Ken Follett, author of The Kingsbridge Series and The Century Trilogy, whose latest novel is Edge of Eternity on his website, in a helpful series that it's hard not to quote from again.

'Ways of keeping readers reading'

23 October 2017

'I guarantee you that no modern story scheme, even plotlessness, will give a reader genuine satisfaction, unless one of those old-fashioned plots is smuggled in somewhere. I don't praise plots as accurate representations of life, but as ways of keeping readers reading. When I used to teach creative writing, I would tell students to make their characters want something, even if it's only a glass of water. Characters paralyzed by the meaningless of modern life still have to drink water from time to time.

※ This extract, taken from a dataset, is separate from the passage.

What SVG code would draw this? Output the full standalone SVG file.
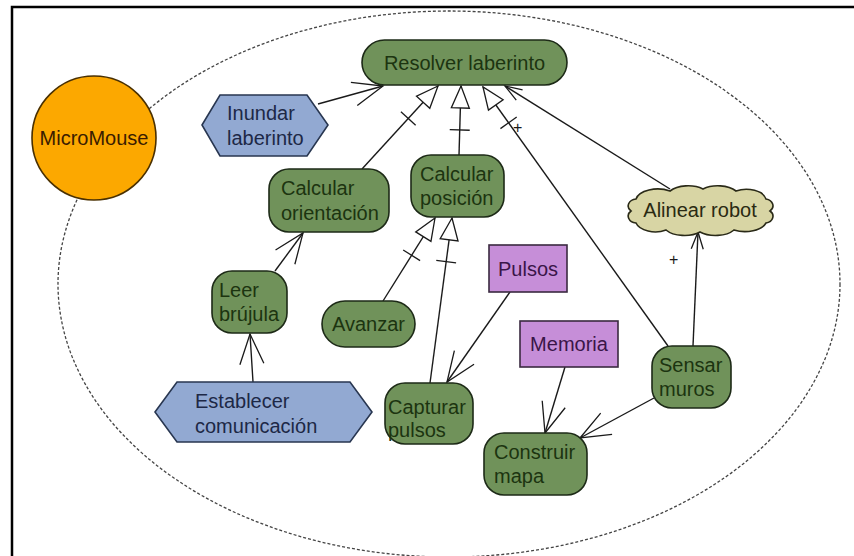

One of my students wrote a story about a nun who got a piece of dental floss stuck between her lower left molars, and who couldn't get it out all day long. I thought that was wonderful. The story dealt with issues a lot more important than dental floss, but what kept readers going was anxiety about when the dental floss would finally be removed. Nobody could read that story without fishing around in his mouth with a finger.'

Kurt Vonnegut, Jr.

'It is no good having people who are ordinary'

16 October 2017

'When you're writing a book, with people in it as opposed to animals, it is no good having people who are ordinary, because they are not going to interest your readers at all. Every writer in the world has to use the characters that have something interesting about them, and this is even more true in children's books...

I find that the only way to make my characters really interesting to children is to exaggerate all their good or bad qualities, and so if a person is nasty or bad or cruel, you make them very nasty, very bad, very cruel. If they are ugly, you make them extremely ugly. That, I think, is fun and makes an impact.'

Roald Dahl on Brainyquotes

Are American literary novelists ‘less feverish about pecking order’ than the British?

9 October 2017

‘They're more realistic about it. Berryman, when Robert Frost died, said, ‘It's scary. Who's number one?' Very unsentimental. At least status anxiety is overt here. And I think writers have a better time from the press here than in England. My historical explanation is that Americans wondered what sort of country they were living in, a new, young country, and subliminally saw that writers would play a part in telling them; not just a collection of Italians, Germans, Jews, but a real nation. In England, they don't want to be told what they are. They're quite clear on that, thank you very much.

And they think writers are just pretentious egomaniacs.'

Martin Amis, author of London Fields, Money and The Rub of Time in the Guardian

 

'Slightly off-kilter reality'

2 October 2017

'I started with a desire to explore marriage this round. My previous two books were told from the point of view of women who were decidedly single-who didn't really even know how to sustain any kind of relationships, romantic or not. So I wanted to deal with a married couple, and do it as a "he said, she said" kind of narrative, because marriages are, in a way, one long version of a "he said she said" story. No matter how close we are to someone, there will always be a disconnect. I think that's why, when you go out to dinner with a married couple, there is invariably some story that they start telling, that each of them swear is being told wrong. And they are always so incensed about it, right? "You're telling it wrong!" But I think it's because, underneath, we find it alarming, that you are sharing a life with someone and yet can experience the same thing in very different ways. It's shocking sometimes. So this takes that idea of never entirely knowing your spouse, and blows it up times 1,000. As far as keeping it just this side of believable: thank you. I like to tiptoe right to the edge of gothic. My novels all have that just slightly off-kilter reality. It comes from my love of fairy tales, Lifetime movies and Davids Lynch and Cronenberg...'

Gillian Flynn, author of Gone Girl and Dark Places, on her novel Sharp Objects, on her website.